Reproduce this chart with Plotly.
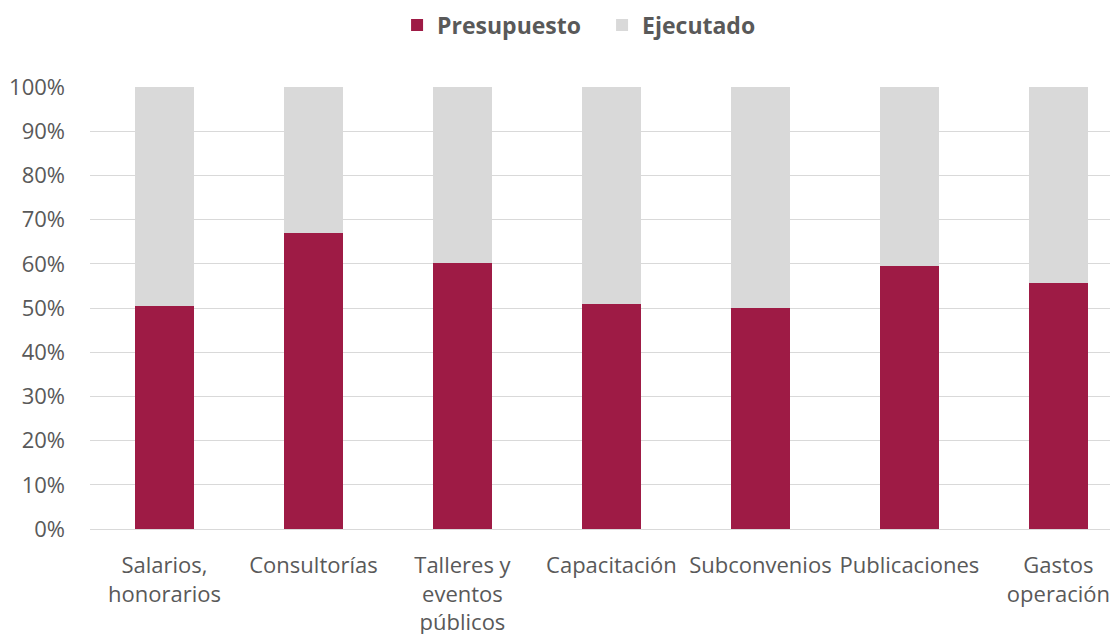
import plotly.graph_objects as go

categories = ["Salarios,<br>honorarios", "Consultorías", "Talleres y<br>eventos<br>públicos",
              "Capacitación", "Subconvenios", "Publicaciones", "Gastos<br>operación"]
presupuesto = [50.5, 66.9, 60.1, 50.8, 50.1, 59.4, 55.6]
ejecutado = [49.5, 33.1, 39.9, 49.2, 49.9, 40.6, 44.4]

RED = "#9E1B45"
GREY = "#D9D9D9"
TXT = "#595959"
FONT = "Open Sans"

fig = go.Figure()
fig.add_trace(go.Bar(x=categories, y=presupuesto, name="Presupuesto",
                     marker=dict(color=RED, line=dict(width=0)), width=0.4))
fig.add_trace(go.Bar(x=categories, y=ejecutado, name="Ejecutado",
                     marker=dict(color=GREY, line=dict(width=0)), width=0.4))

fig.update_layout(
    width=1118, height=634,
    barmode="stack",
    plot_bgcolor="white", paper_bgcolor="white",
    margin=dict(l=82, r=8, t=79, b=113, autoexpand=False),
    font=dict(family=FONT, color=TXT, size=22),
    showlegend=True,
    legend=dict(orientation="h", xref="container", yref="container",
                x=0.348, xanchor="left", y=0.973, yanchor="middle",
                traceorder="normal", entrywidth=160, entrywidthmode="pixels",
                font=dict(family=FONT, size=23, color=TXT, weight="bold"),
                itemwidth=30, tracegroupgap=0),
    xaxis=dict(range=[-0.5, 6.4], showgrid=False, showline=False, ticks="",
               ticklabelstandoff=21,
               tickfont=dict(size=22, color=TXT)),
    yaxis=dict(range=[0, 100], dtick=10, ticksuffix="%", showgrid=True,
               gridcolor="#D9D9D9", gridwidth=1.3, zeroline=True,
               zerolinecolor="#D9D9D9", zerolinewidth=1.3, showline=False,
               ticks="", ticklabelstandoff=24,
               tickfont=dict(size=22, color=TXT)),
)

fig.write_html("out.html")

## TASK PROMPT
All of the data above should be transcribed verbatim, with pictures omitted.

## COMPLETED TASK
Reproduce this chart with Plotly.
import plotly.graph_objects as go

categories = ["Salarios,<br>honorarios", "Consultorías", "Talleres y<br>eventos<br>públicos",
              "Capacitación", "Subconvenios", "Publicaciones", "Gastos<br>operación"]
presupuesto = [50.5, 66.9, 60.1, 50.8, 50.1, 59.4, 55.6]
ejecutado = [49.5, 33.1, 39.9, 49.2, 49.9, 40.6, 44.4]

RED = "#9E1B45"
GREY = "#D9D9D9"
TXT = "#595959"
FONT = "Open Sans"

fig = go.Figure()
fig.add_trace(go.Bar(x=categories, y=presupuesto, name="Presupuesto",
                     marker=dict(color=RED, line=dict(width=0)), width=0.4))
fig.add_trace(go.Bar(x=categories, y=ejecutado, name="Ejecutado",
                     marker=dict(color=GREY, line=dict(width=0)), width=0.4))

fig.update_layout(
    width=1118, height=634,
    barmode="stack",
    plot_bgcolor="white", paper_bgcolor="white",
    margin=dict(l=82, r=8, t=79, b=113, autoexpand=False),
    font=dict(family=FONT, color=TXT, size=22),
    showlegend=True,
    legend=dict(orientation="h", xref="container", yref="container",
                x=0.348, xanchor="left", y=0.973, yanchor="middle",
                traceorder="normal", entrywidth=160, entrywidthmode="pixels",
                font=dict(family=FONT, size=23, color=TXT, weight="bold"),
                itemwidth=30, tracegroupgap=0),
    xaxis=dict(range=[-0.5, 6.4], showgrid=False, showline=False, ticks="",
               ticklabelstandoff=21,
               tickfont=dict(size=22, color=TXT)),
    yaxis=dict(range=[0, 100], dtick=10, ticksuffix="%", showgrid=True,
               gridcolor="#D9D9D9", gridwidth=1.3, zeroline=True,
               zerolinecolor="#D9D9D9", zerolinewidth=1.3, showline=False,
               ticks="", ticklabelstandoff=24,
               tickfont=dict(size=22, color=TXT)),
)

fig.write_html("out.html")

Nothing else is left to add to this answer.